LA Times: "Lawyers for two lobbyists accused of conspiring to obtain secret defense information said Friday that they intended to prove that senior administration officials, including Secretary of State Condoleezza Rice, provided the lobbyists with some of the sensitive information."

David Corn: "I spotted this interesting tidbit at the end of Sunday's Washington Post piece on the arrest:
    The White House also has recently barraged the agency with questions about the political affiliations of some of its senior intelligence officers, according to intelligence officials. Seems to me this deserves more than a sentence. Is there now a partisan loyalty oath at the CIA? McCarthyites snooping about among the spies? If I could order up a Post investigation, I would say dig deeper here.
"

Digby: "I was musing yesterday about the habitual misjudgment on the part of the Bush administration and why it all felt so familiar to me. The unique combination of hubris, emotionalism, and confident assumptions that through little effort the US would "win" by dint of its superiority in both goodness and courage. And that's when it came to me where I'd heard it before..."
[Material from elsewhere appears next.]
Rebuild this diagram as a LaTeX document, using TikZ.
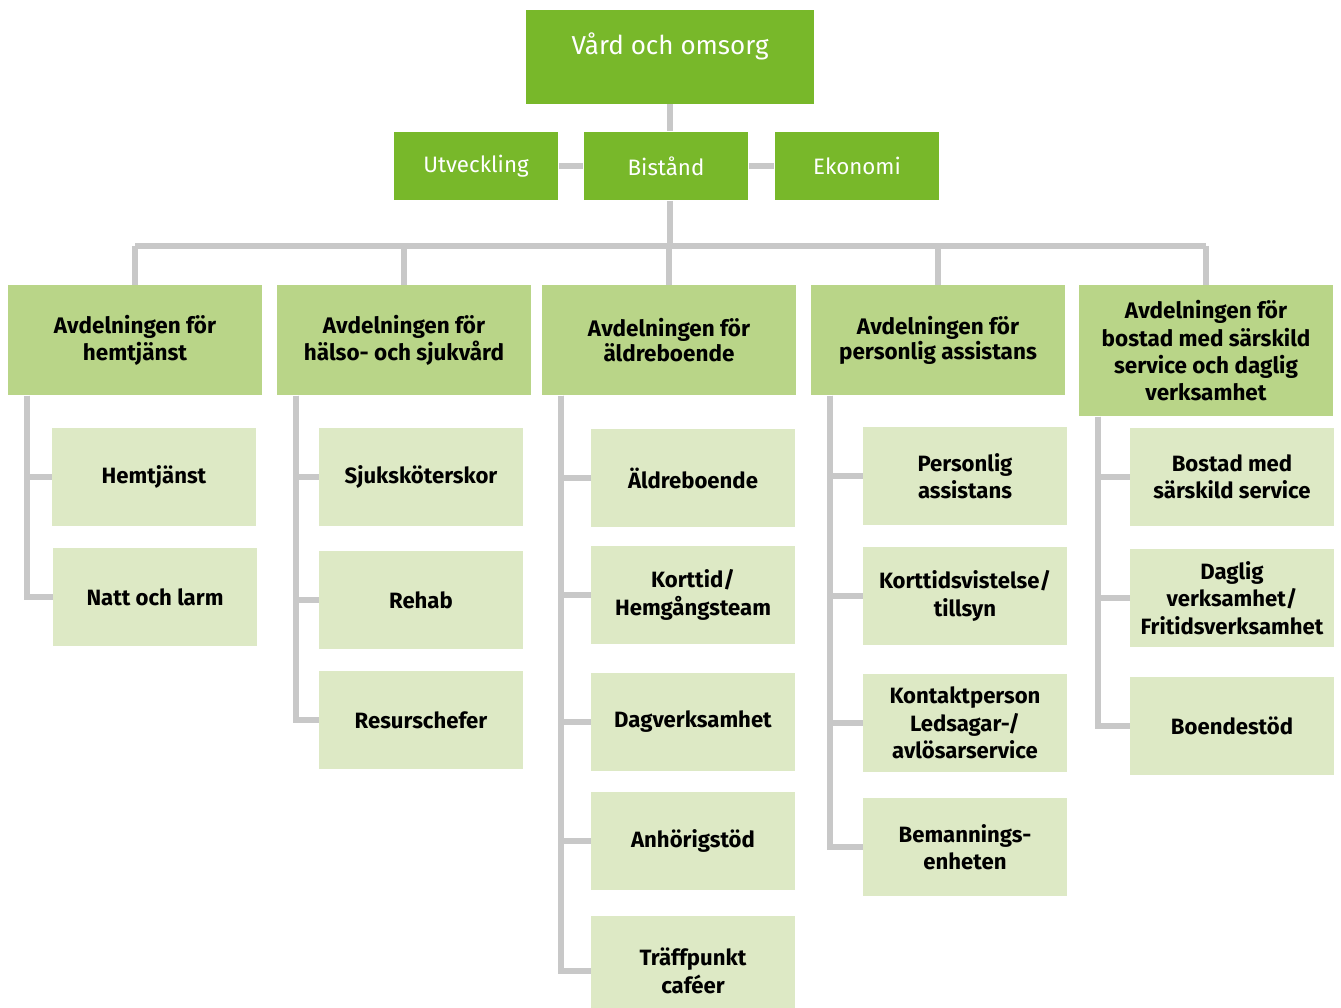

Jonathan Singer: "America cannot afford to continue the policy of the Bush administration and its Republican allies in Congress by forgetting Russia, allowing the former superpower to dominate its smaller neighbors and interfere in the Middle East on behalf of Iran, Hamas and others -- and it's right time a leading Democrat said as much."

Steve Clemons: "...Osama Bin Laden and al Qaeda were always the ball George W. Bush, the Congress, and the Pentagon should have had their eye on ... By failing to compete against bin Laden who is trying to appeal to the grievances many Muslims hold -- particularly over the Palestinian/Israeli divide -- we have allowed bin Laden to claim "legitimacy" in the eyes of many in the global audience he is performing for."

Patrick Murphy: "President Bush listened to Vice President Cheney and Defense Secretary Rumsfeld instead of military leadership in executing a plan that took ten years to develop. The rush to war in Iraq without a plan to win the peace was irresponsible, and now our servicemen and women are paying the price."